In a similar manner, except Geekbench the geomean of M3 vs M4 isn't that great either.

ArtTimeInvestor · a year ago

Do all CPUs and GPUs these days involve components made by TSMC?

If so, is this unique - that a whole industry of relies on one company?

danieldk · a year ago

Arguably that single company is ASML. There are more fabs (e.g. Intel), but AFAIK cutting-edge nodes all use ASML EUV chip fabrication machines?

Cu3PO42 · a year ago

Intel still fabs their own CPUs, their dedicated Xe graphics are made by TSMC, though.

Nvidia 30-series was fabbed by Samsung.

So there is some competition in the high-end space, but not much. All of these companies rely on buying lithography machines from ASML, though.

Wytwwww · a year ago

>Intel still fabs their own CPUs

Isn't Lunar Lake made by TSMC? Supposedly they have comparable efficiency to AMD/Apple/Qualcomm at the cost of making their fab business even less profitable

unwind · a year ago

As far as I know, Intel is still very much a fab company.

pjc50 · a year ago

This is probably a lot more common than you might think. How much of an "entire industry", or indeed industry as a whole, relies on Microsoft?

icf80 · a year ago

wait till china invades

brokencode · a year ago

Good thing TSMC is getting billions of dollars of government subsidies to build fabs all around the world including in the US and Japan.

preisschild · a year ago

As long as Biden wins the election, they won't.

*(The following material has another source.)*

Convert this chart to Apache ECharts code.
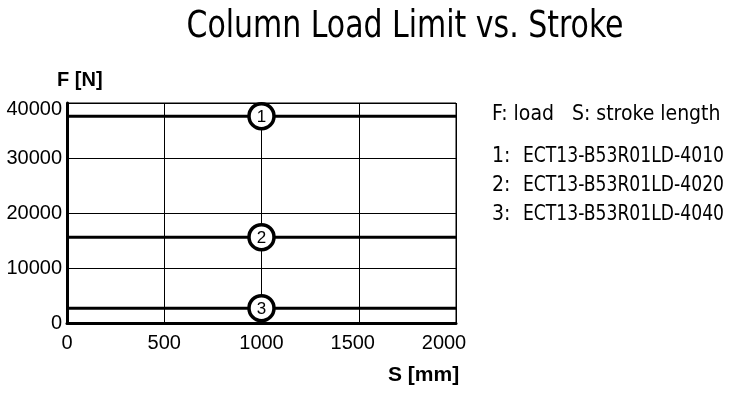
<!DOCTYPE html>
<html><head><meta charset="utf-8">
<script src="https://cdn.jsdelivr.net/npm/echarts@6/dist/echarts.min.js"></script>
<style>html,body{margin:0;padding:0;background:#fff}#c{width:750px;height:412px}</style>
</head><body><div id="c"></div>
<script>
const strokes = [0, 2000];
const markerStroke = 1000;
const loads = [37600, 15600, 2700];
const markerLabels = ['1', '2', '3'];
const models = ['ECT13-B53R01LD-4010', 'ECT13-B53R01LD-4020', 'ECT13-B53R01LD-4040'];
const xTicks = [0, 500, 1000, 1500, 2000];
const yTicks = [0, 10000, 20000, 30000, 40000];
const titleText = 'Column Load Limit vs. Stroke';
const legendHeader = 'F: load   S: stroke length';

const narrow = '"Liberation Sans Narrow", "DejaVu Sans Condensed", sans-serif';
const sans = '"Liberation Sans", Arial, sans-serif';

const chart = echarts.init(document.getElementById('c'));
const series = loads.map((v, i) => ({
  type: 'line', name: models[i], symbol: 'none', silent: true,
  data: strokes.map(s => [s, v]),
  lineStyle: { color: '#000', width: 3 }, z: 3
}));
series.push({
  type: 'scatter', symbol: 'circle', symbolSize: 25, z: 5,
  data: loads.map((v, i) => ({ value: [markerStroke, v], label: { formatter: markerLabels[i] } })),
  itemStyle: { color: '#fff', borderColor: '#000', borderWidth: 3.5, opacity: 1 },
  label: { show: true, position: 'inside', color: '#000', fontFamily: sans, fontSize: 17, offset: [0, 1] }
});

const legendY = [115, 157, 186, 215];
const graphics = [
  { type: 'text', x: 405, y: 27, scaleX: 0.9, style: { text: titleText, fontFamily: narrow, fontSize: 37, fill: '#000', textAlign: 'center', textVerticalAlign: 'middle' } },
  { type: 'text', left: 57, top: 70, style: { text: 'F [N]', fontFamily: sans, fontWeight: 'bold', fontSize: 20, fill: '#000' } },
  { type: 'text', left: 388, top: 365, style: { text: 'S [mm]', fontFamily: sans, fontWeight: 'bold', fontSize: 21, fill: '#000' } },
  { type: 'text', x: 492, y: legendY[0], style: { text: legendHeader, fontFamily: narrow, fontSize: 21, fill: '#000', textVerticalAlign: 'middle' } }
];
models.forEach((m, i) => {
  graphics.push({ type: 'text', x: 492, y: legendY[i + 1], style: { text: markerLabels[i] + ':', fontFamily: narrow, fontSize: 21, fill: '#000', textVerticalAlign: 'middle' } });
  graphics.push({ type: 'text', x: 523, y: legendY[i + 1], scaleX: 0.91, style: { text: m, fontFamily: narrow, fontSize: 21, fill: '#000', textVerticalAlign: 'middle' } });
});

chart.setOption({
  animation: false,
  grid: { left: 67, right: 294, top: 103, bottom: 89, show: true, borderColor: '#000', borderWidth: 1 },
  xAxis: {
    type: 'value', min: 0, max: 2000, interval: 500,
    axisLine: { show: true, lineStyle: { color: '#000', width: 3 } },
    axisTick: { show: false },
    splitLine: { show: true, lineStyle: { color: '#000', width: 1 } },
    axisLabel: { color: '#000', fontFamily: sans, fontSize: 20, margin: 10,
      formatter: v => {
        if (!xTicks.includes(v)) return '';
        if (v === 2000) return '{r2|' + v + '}';
        if (v === 1500) return '{r1|' + v + '}';
        return '{n|' + v + '}';
      },
      rich: {
        n: { fontFamily: sans, fontSize: 20, color: '#000' },
        r1: { fontFamily: sans, fontSize: 20, color: '#000', padding: [0, 12, 0, 0] },
        r2: { fontFamily: sans, fontSize: 20, color: '#000', padding: [0, 24, 0, 0] }
      }
    }
  },
  yAxis: {
    type: 'value', min: 0, max: 40000, interval: 10000,
    axisLine: { show: true, lineStyle: { color: '#000', width: 3 } },
    axisTick: { show: false },
    splitLine: { show: true, lineStyle: { color: '#000', width: 1 } },
    axisLabel: { color: '#000', fontFamily: sans, fontSize: 20, margin: 5,
      formatter: v => {
        if (!yTicks.includes(v)) return '';
        if (v === 40000) return '{t|' + v + '}';
        return '{n|' + v + '}';
      },
      rich: {
        n: { fontFamily: sans, fontSize: 20, color: '#000' },
        t: { fontFamily: sans, fontSize: 20, color: '#000', padding: [12, 0, 0, 0] }
      }
    }
  },
  graphic: graphics,
  series
});
</script></body></html>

Because the US will defend Taiwan.

gattr · a year ago

I normally rebuild my workstation every ~4 years (recently more for fun than out of actual need for more processing power), might finally do it again (preferably a recent 8-/12-core Ryzen). My most recent major upgrade was in 2017 (Core i5 3570K -> Ryzen 7 1700X), with a minor fix in 2019 (Ryzen 7 2700, since 1700X was suffering from the random-segfaults-during-parallel-builds issue).

Night_Thastus · a year ago

Same. I'm on a 10700k and thinking on an upgrade. I'll wait for X3D parts to come out (assuming they're doing that this gen, not sure if we've got confirmation), and compare vs 15th gen Intel once it's out in like September-ish.

tracker1 · a year ago

Might be worth considering a Ryzen 9 5900XT (just launched as well) for a drop in upgrade. Been running a 5950X since close to launch and still pretty happy with it.

mananaysiempre · a year ago

Would it really be smart to build an AM4 desktop at this point though?

ComputerGuru · a year ago

Interesting unveil; it seems everyone was expecting more significant architectural changes though they still managed to net a decent IPC improvement.

In light of the "very good but not incredible" generation-over-generation improvement, I guess we can now play the "can you get more performance for less dollars buying used last-gen HEDT or Epyc hardware or with the newest Zen 5 releases?" game (NB: not "value for your dollar" but "actually better performance").